The Nokomis, Sask., native, who died at age 97 in Montreal on Saturday, could skate and score well enough to be called Elegant Elmer and had a battling nature that made him an invaluable player for the 1940s Canadiens.
“They used to call him Elegant Elmer but he wasn’t very elegant,” said broadcaster Dick Irvin Jr., whose father Dick Irvin Sr. was Lach’s only coach through this 14-year NHL career from 1940 to 1954. “He was a tough little guy.
“But he was a wonderful playmaker. He knew what to do with the puck.”
A spokesperson from the Canadiens confirmed Lach’s passing on Saturday morning.
Before his death, Lach was the oldest surviving NHL player, 42 days older than a former rival with the Boston Bruins, Milt Schmidt. Irvin Jr. compared Lach’s combination of grit and skill to the now 89-year-old (Terrible) Ted Lindsay.
Lach retired as the league’s all-time leader in points with 623, which is a far cry from the current record of 2,857 by Wayne Gretzky but was accomplished in an era of 50-game seasons in a super-competitive six-team league.
The Punch Line with Toe Blake on left wing and Richard on the right terrorized opposing goalies for four years until Blake’s retirement in 1948.
It started in 1944-45 when Richard became the NHL’s first 50-goal scorer and the linemates finished first, second and third in the scoring race. Lach had 54 assists and a league-leading 80 points and won the Hart Trophy that season.
It was not until his second scoring title that he became the first recipient of the Art Ross Trophy, which was inaugurated in the 1947-48 campaign.
He won Stanley Cups in 1944, 1946 and 1953, and he did it the hard way.
While he amassed 215 goals in 664 NHL games, Lach missed 150 games with a staggering number of injuries. He broke his nose seven times and broke his jaw twice in the same season. He missed almost all of his sophomore season with a broken elbow, had a fractured skull and broke nearly every other bone somewhere along the way.
One broken nose came when Richard jumped up to hug him after Lach scored the winning goal in overtime against Boston to clinch the 1953 Stanley Cup.
He often played head-to-head against the league’s best and toughest centres, including Schmidt and Toronto’s Ted (Teeder) Kennedy.

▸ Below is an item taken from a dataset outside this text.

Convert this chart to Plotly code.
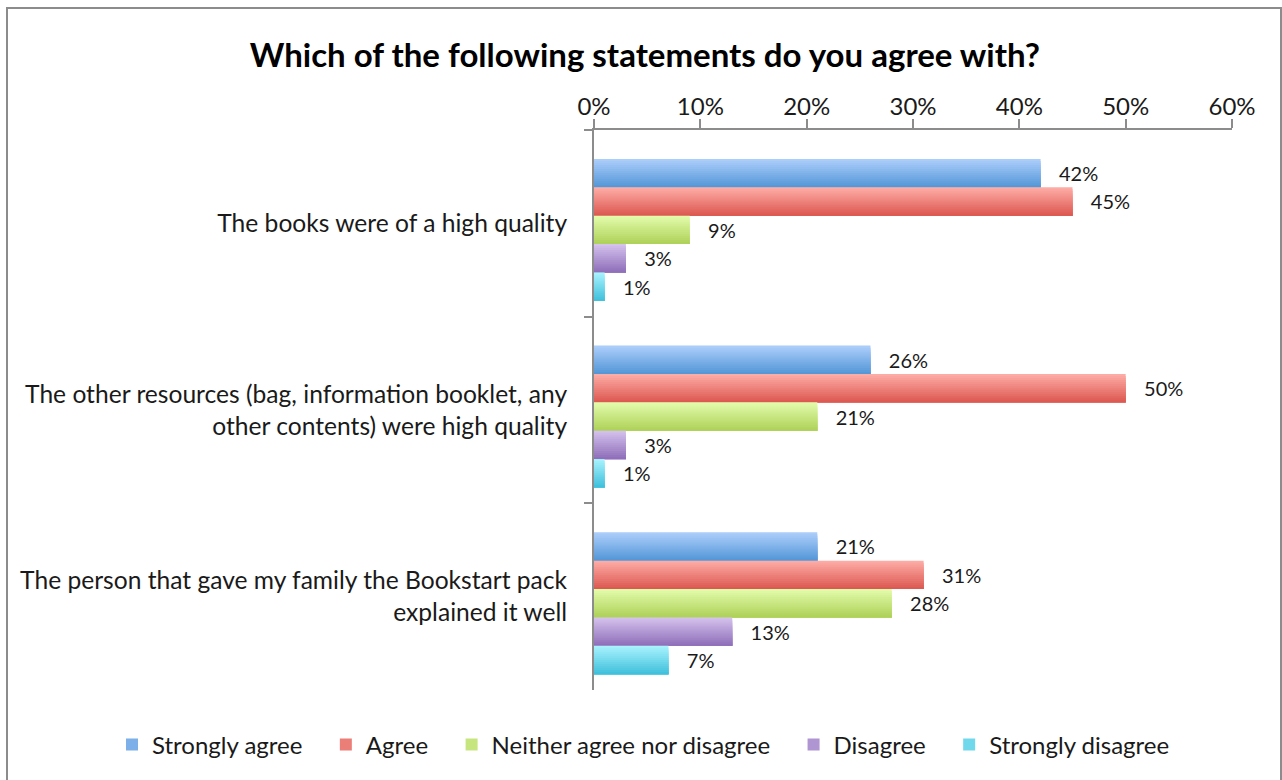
import plotly.graph_objects as go

# Survey statements (category axis) and response shares in percent
statements = [
    "The books were of a high quality",
    "The other resources (bag, information booklet, any<br>other contents) were high quality",
    "The person that gave my family the Bookstart pack<br>explained it well",
]
responses = ["Strongly agree", "Agree", "Neither agree nor disagree", "Disagree", "Strongly disagree"]

strongly_agree = [42, 26, 21]
agree = [45, 50, 31]
neither = [9, 21, 28]
disagree = [3, 3, 13]
strongly_disagree = [1, 1, 7]

series_values = [strongly_agree, agree, neither, disagree, strongly_disagree]

x_tick_values = [0, 10, 20, 30, 40, 50, 60]
x_tick_labels = ["0%", "10%", "20%", "30%", "40%", "50%", "60%"]

# Top-to-bottom gradient colours for each response bar
gradients = [
    ("#abcdfa", "#5598d8"),
    ("#fdaba5", "#dc5a52"),
    ("#e2fbaa", "#afd25a"),
    ("#d3c0ec", "#9070ba"),
    ("#a6f2fd", "#42c1dc"),
]

FONT = "Lato"
N_STRIPS = 14
BAR_H = 0.152
GROUP_START = -2.5 * BAR_H + 0.035
NBSP = "\u00a0"


def hex_to_rgb(h):
    h = h.lstrip("#")
    return tuple(int(h[i:i + 2], 16) for i in (0, 2, 4))


def blend(c1, c2, t):
    a, b = hex_to_rgb(c1), hex_to_rgb(c2)
    return "rgb({},{},{})".format(*[round(a[i] + (b[i] - a[i]) * t) for i in range(3)])


fig = go.Figure()

for j, (name, vals) in enumerate(zip(responses, series_values)):
    top, bottom = gradients[j]
    bar_top = GROUP_START + j * BAR_H
    step = BAR_H / N_STRIPS
    # each bar is built from stacked overlays that shrink towards the bottom,
    # giving a vertical colour gradient without seams
    for k in range(N_STRIPS):
        t = k / (N_STRIPS - 1)
        kwargs = {}
        if k == 0:
            kwargs = dict(
                text=["%d%%" % v for v in vals],
                texttemplate=NBSP * 3 + "%{text}",
                textposition="outside",
                textfont=dict(family=FONT, size=20, color="#1a1a1a"),
                cliponaxis=False,
                constraintext="none",
            )
        fig.add_trace(go.Bar(
            x=vals,
            y=statements,
            orientation="h",
            name=name + NBSP * 3,
            legendgroup=name,
            showlegend=(k == N_STRIPS // 2),
            offset=bar_top + k * step,
            width=BAR_H - k * step,
            marker=dict(color=blend(top, bottom, t), line=dict(width=0)),
            hoverinfo="skip",
            **kwargs,
        ))

W, H = 1282, 780
ML, MR, MT, MB = 594, 50, 130, 90
PW, PH = W - ML - MR, H - MT - MB

fig.update_layout(
    width=W,
    height=H,
    margin=dict(l=ML, r=MR, t=MT, b=MB, autoexpand=False),
    paper_bgcolor="white",
    plot_bgcolor="white",
    barmode="overlay",
    title=dict(
        text="<b>Which of the following statements do you agree with?</b>",
        font=dict(family=FONT, size=33, color="#000000"),
        x=0.503, xanchor="center",
        y=1 - 55 / H, yanchor="middle",
    ),
    font=dict(family=FONT, color="#1a1a1a"),
    legend=dict(
        orientation="h",
        xref="paper", yref="paper",
        x=(112 - ML) / PW, xanchor="left",
        y=-(745 - (H - MB)) / PH, yanchor="middle",
        font=dict(family=FONT, size=24, color="#1a1a1a"),
        itemwidth=30,
        traceorder="normal",
    ),
    xaxis=dict(
        side="top",
        range=[0, 60],
        tickmode="array",
        tickvals=x_tick_values,
        ticktext=x_tick_labels,
        showgrid=False,
        zeroline=False,
        showline=True,
        linecolor="#8c8c8c",
        linewidth=2,
        ticks="outside",
        ticklen=9,
        tickwidth=2,
        tickcolor="#8c8c8c",
        ticklabelstandoff=-6,
        tickfont=dict(family=FONT, size=24, color="#1a1a1a"),
        automargin=False,
        fixedrange=True,
    ),
    yaxis=dict(
        type="category",
        autorange="reversed",
        showgrid=False,
        zeroline=False,
        showline=True,
        linecolor="#8c8c8c",
        linewidth=2,
        ticks="outside",
        tickson="boundaries",
        ticklen=8,
        tickwidth=2,
        tickcolor="#8c8c8c",
        ticklabelstandoff=20,
        tickfont=dict(family=FONT, size=24.6, color="#1a1a1a"),
        automargin=False,
        fixedrange=True,
    ),
    shapes=[
        dict(
            type="rect",
            xref="paper", yref="paper",
            x0=(7 - ML) / PW, x1=(1281 - ML) / PW,
            y0=(H - MB - 792) / PH, y1=(H - MB - 8) / PH,
            line=dict(color="#8c8c8c", width=2),
            fillcolor="rgba(0,0,0,0)",
            layer="below",
        )
    ],
)

fig.write_html("out.html")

After being turned down in a tryout with the Maple Leafs, Lach was invited to the Canadiens camp in 1940. He boarded a train in Regina that was carrying another rookie who would go into the Hockey Hall of Fame, defenceman Ken Reardon. Butch Bouchard joined the following season and Richard debuted in 1942.
Under the senior Irvin’s direction, they would build a mediocre Canadiens squad into champions.
After Lach passed Bill Cowley of Boston’s 594 points to become all-time scoring leader in 1952, a centre-ice tribute was held at the Forum at which he got $11,000 in cash and gifts that included a TV, a fridge, a freezer, a chair and a rowboat. Teammates pooled money and gave him a washing machine.
He also got a car that was driven onto the ice by Blake, wearing a chauffeur’s uniform.
After hockey, he briefly coached the Junior Canadiens but wasn’t cut out for life behind the bench. He went into business and settled down in the Montreal area.
His first wife Kay died in 1985 and his second wife Lise Desjardins died in 2014. He had two daughters.
Lach entered the Hall of Fame in 1966.